If the claimant is not yet entitled to Medicare, but has a reasonable expectation of becoming Medicare-entitled in thirty (30) months, then if the total settlement, including the MSA, exceeds $250,000.00, then CMS must approve the MSA.
Again, these are just the standards for determining whether CMS approval is needed, NOT whether an MSA is needed. And of course, just to cover its bases, CMS adds that while these guidelines are recommended, we cannot use these standards as a safe harbor. In other words, if you have a claimant that is close to qualifying for Medicare, and/or if you are approaching the threshold, it is better to be safe and submit the MSA for approval.
June 1, 2009 changes
It would be simple if the guidelines ended there. But as many of you have already experienced, on June 1, 2009, the guidelines changed to mandate that in pricing drugs, we must account for the average wholesale price (AWP). This, in turn, has skyrocketed the cost of many MSAs to the point of making some claims impossible to settle. Particularly if claimants are on narcotic or opiate pain medications, some of which do not have generics available yet, MSA costs have nearly tripled, and even annuitizing cannot reduce enough of the cost.
Some of the solutions the we have used include approaching the authorized treating physician (often in conjunction with opposing counsel, to present a unified front), and asking the physician whether any medications can be substituted for less expensive or lower-dose medications. If the physician is agreeable, then CMS needs to see a pattern of tapering or reducing medications to allow those drugs to be successfully removed from the MSA projection.

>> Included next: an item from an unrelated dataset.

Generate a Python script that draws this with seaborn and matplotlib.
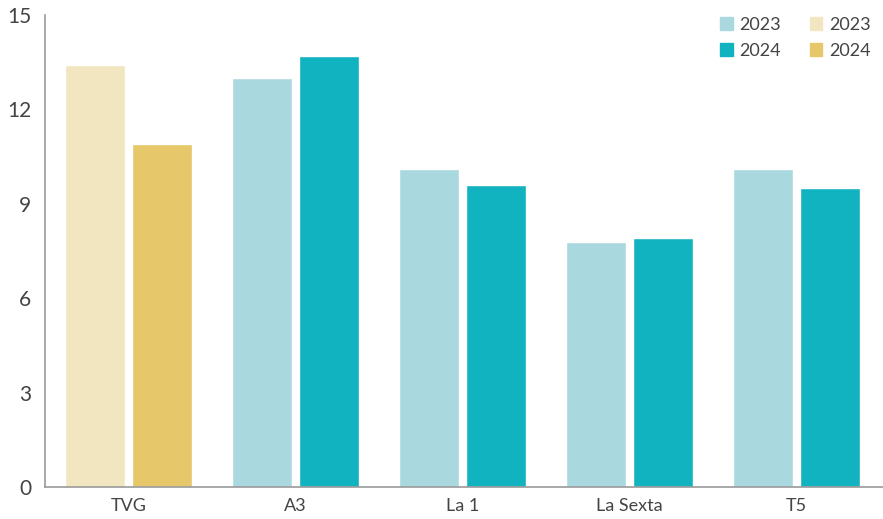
import pandas as pd
import seaborn as sns
import matplotlib.pyplot as plt
from matplotlib.patches import Patch

# data
channels = ["TVG", "A3", "La 1", "La Sexta", "T5"]
years = ["2023", "2024"]
share_2023 = [13.4, 13.0, 10.1, 7.8, 10.1]
share_2024 = [10.9, 13.7, 9.6, 7.9, 9.5]
yticks = [0, 3, 6, 9, 12, 15]

teal = {"2023": "#AAD8DF", "2024": "#12B3C0"}
gold = {"2023": "#F2E6C0", "2024": "#E6C76A"}

df = pd.DataFrame({
    "canal": channels * 2,
    "year": ["2023"] * len(channels) + ["2024"] * len(channels),
    "share": share_2023 + share_2024,
})
tvg = df[df["canal"] == "TVG"]
rest = df[df["canal"] != "TVG"]

sns.set_style("white")
plt.rcParams["font.family"] = ["Lato", "DejaVu Sans"]

fig = plt.figure(figsize=(8.83, 5.19), dpi=100)
ax = fig.add_axes([45 / 883, 32 / 519, 838 / 883, 472 / 519])

sns.barplot(data=rest, x="canal", y="share", hue="year", order=channels,
            hue_order=years, palette=teal, width=0.8, gap=0.1,
            saturation=1, legend=False, ax=ax)
sns.barplot(data=tvg, x="canal", y="share", hue="year", order=channels,
            hue_order=years, palette=gold, width=0.8, gap=0.1,
            saturation=1, legend=False, ax=ax)

ax.set_xlim(-0.5, 4.52)
ax.set_ylim(0, 15)
ax.set_yticks(yticks)
ax.set_xlabel("")
ax.set_ylabel("")
sns.despine(ax=ax, top=True, right=True)
for side in ["left", "bottom"]:
    ax.spines[side].set_color("#9a9a9a")
    ax.spines[side].set_linewidth(1.2)
ax.tick_params(axis="y", direction="in", length=20, width=1.2, color="#9a9a9a",
               labelsize=15, labelcolor="#444444", pad=10)
ax.tick_params(axis="x", length=0, labelsize=13, labelcolor="#444444", pad=8)

handles = [Patch(color=teal["2023"]), Patch(color=teal["2024"]),
           Patch(color=gold["2023"]), Patch(color=gold["2024"])]
labels = ["2023", "2024", "2023", "2024"]
fig.legend(handles, labels, ncol=2, frameon=False, fontsize=13,
           labelcolor="#444444", loc="upper right",
           bbox_to_anchor=(1.0, 1 - 4 / 519), borderpad=0.2,
           handlelength=0.7, handleheight=0.7, handletextpad=0.35,
           columnspacing=1.6, labelspacing=0.55)

fig.savefig("out.png", dpi=100)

Another approach is to use a pharmacy review, which some of our MSA vendors are knowledgeable about, and can order through their resources. The pharmacy review looks at the claimant’s current medications, calculates whether it is even possible for a claimant to be on said medications for life (some medications have to be discontinued after a few years due to potential harm), and also considers lower-cost generics, or other viable substitutions.
Regardless of which method is used, CMS must see a pattern of reduction in medications before those drugs can be successfully excluded from an MSA cost projection.
May 14, 2010 changes
As if the June 1, 2009 changes were not enough, CMS did offer a little respite earlier this year by stating that any drugs that are prescribed for off-label use can be excluded from the MSA. The advantage to this is a slight decrease to the MSA, although most narcotics and opiates are prescribed for their intended label-use, and are not excluded. However, the trade-off is that the drugs that are removed from the MSA, need to be accounted for as part of the non-Medicare covered medical costs. It is still somewhat of an advantage because it means we are not beholden to the average wholesale pricing of those drugs, and can consider lower-cost options.

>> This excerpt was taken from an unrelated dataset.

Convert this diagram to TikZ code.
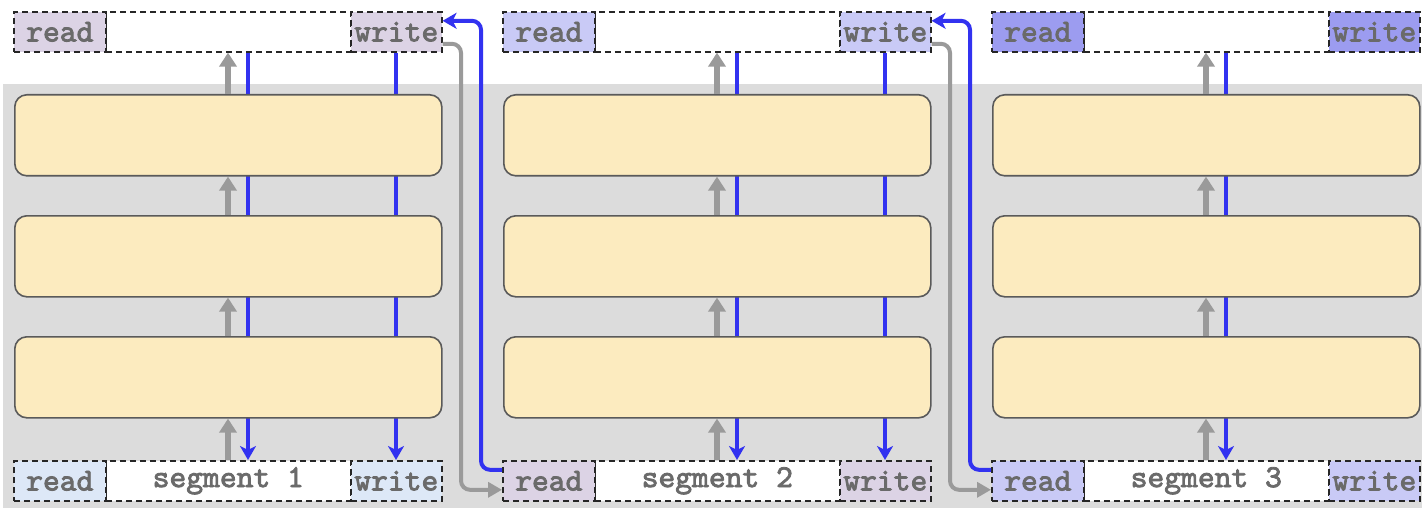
\documentclass[tikz,border=0pt]{standalone}
\usepackage{fontspec}
\newfontfamily\cellfont{lmmono10-regular.otf}[FakeBold=2.5]
\usetikzlibrary{arrows.meta,calc}
\definecolor{bgray}{HTML}{DCDCDC}
\definecolor{memA}{HTML}{DDE8F7}
\definecolor{memB}{HTML}{DCD3E5}
\definecolor{memC}{HTML}{C9CAF6}
\definecolor{memD}{HTML}{9C9CF0}
\definecolor{layerfill}{HTML}{FCEBBF}
\definecolor{layerdraw}{HTML}{5A5A5A}
\definecolor{arrowgray}{HTML}{9A9A9A}
\definecolor{lineblue}{HTML}{3232F0}
\definecolor{txtgray}{HTML}{6A6A6A}
\begin{document}
\begin{tikzpicture}[x=1pt,y=-1pt,
  cell/.style={draw=black!85,line width=1.6pt,dash pattern=on 6pt off 4pt,
    minimum height=40pt,inner sep=0pt,anchor=north west,
    font=\fontsize{32}{34}\selectfont\cellfont,text=txtgray},
  readcell/.style={cell,minimum width=92pt},
  midcell/.style={cell,minimum width=245pt,fill=white},
  writecell/.style={cell,minimum width=91pt},
  layer/.style={draw=layerdraw,fill=layerfill,line width=1.6pt,rounded corners=12pt,
    minimum width=427pt,minimum height=81pt,anchor=north west,inner sep=0pt},
  grayarrow/.style={draw=arrowgray,line width=6pt,-{Triangle[width=17pt,length=14pt]}},
  blueline/.style={draw=lineblue,line width=4pt,-{Stealth[width=16pt,length=14pt,inset=4pt]}},
  grayconn/.style={draw=arrowgray,line width=4pt,rounded corners=9pt,-{Triangle[width=15pt,length=14pt]}},
  blueconn/.style={draw=lineblue,line width=4pt,rounded corners=9pt,-{Stealth[width=16pt,length=14pt,inset=4pt]}}
]
\useasboundingbox (0,0) rectangle (1422,508);
\fill[white] (0,0) rectangle (1422,508);
\fill[bgray] (3,84) rectangle (1422,508);

\foreach \i/\x/\tc/\bc/\lab in {1/13/memB/memA/segment 1,2/502/memC/memB/segment 2,3/991/memD/memC/segment 3}{
  % memory rows
  \node[readcell,fill=\tc] (t\i-r) at (\x,11) {read};
  \node[midcell] (t\i-m) at (\x+92,11) {};
  \node[writecell,fill=\tc] (t\i-w) at (\x+337,11) {write};
  \node[readcell,fill=\bc] (b\i-r) at (\x,460) {read};
  \node[midcell] (b\i-m) at (\x+92,460) {\lab};
  \node[writecell,fill=\bc] (b\i-w) at (\x+337,460) {write};
  \coordinate (g\i) at (\x+215,250);
  \coordinate (bl\i) at (\x+235,250);
  \coordinate (bw\i) at (\x+383,250);
  % blue read-through line (behind layers)
  \draw[blueline] (t\i-m.south -| bl\i) -- (b\i-m.north -| bl\i);
}
% write lines (segments 1 and 2 only)
\foreach \i in {1,2}{
  \draw[blueline] (t\i-w.south -| bw\i) -- (b\i-w.north -| bw\i);
}
\foreach \i/\x in {1/13,2/502,3/991}{
  \node[layer] (L\i-1) at (\x+1,94) {};
  \node[layer] (L\i-2) at (\x+1,215) {};
  \node[layer] (L\i-3) at (\x+1,336) {};
  \draw[grayarrow] (b\i-m.north -| g\i) -- (L\i-3.south -| g\i);
  \draw[grayarrow] (L\i-3.north -| g\i) -- (L\i-2.south -| g\i);
  \draw[grayarrow] (L\i-2.north -| g\i) -- (L\i-1.south -| g\i);
  \draw[grayarrow] (L\i-1.north -| g\i) -- (t\i-m.south -| g\i);
}
% redraw cells on top so borders are crisp
\foreach \i/\x/\tc/\bc/\lab in {1/13/memB/memA/segment 1,2/502/memC/memB/segment 2,3/991/memD/memC/segment 3}{
  \node[readcell,fill=\tc] at (\x,11) {read};
  \node[writecell,fill=\tc] at (\x+337,11) {write};
  \node[readcell,fill=\bc] at (\x,460) {read};
  \node[writecell,fill=\bc] at (\x+337,460) {write};
}
% connectors between segments
\foreach \i/\j/\gx/\bx in {1/2/461/481,2/3/950/970}{
  \coordinate (gc\i) at (\gx,250);
  \coordinate (bc\i) at (\bx,250);
  \draw[grayconn] ($(t\i-w.east)+(0,12)$) -| (gc\i) |- ($(b\j-r.west)+(0,9)$);
  \draw[blueconn] ($(b\j-r.west)+(0,-11)$) -| (bc\i) |- ($(t\i-w.east)+(0,-11)$);
}
\end{tikzpicture}
\end{document}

September 1, 2010 SITF Changes
Finally, as there are still some cases that are being handled by the Subsequent Injury Trust Fund, it is important to consider the Fund’s thresholds. As of September 1, 2010, the Fund has capped its contribution toward MSAs at $150,000.00, regardless of whether it is used to purchase an annuity or fund a lump-sum MSA. If the MSA exceeds $150,000.00, and the parties still want to settle with an MSA, then the Fund requires that the Employer/Insurer fund the difference over and above $150,000.00. If the Employer/Insurer cannot feasibly fund the difference, then the Fund recommends settling the indemnity portion and leaving medical treatment open. Whether either of these options are a good idea depends on the facts of the claim, and how much interest the Employer/Insurer have in settling it.
Although CMS presents what appears to be a never-ending set of moving targets, settlement is not impossible, but can be accomplished with a few creative approaches and a little more effort.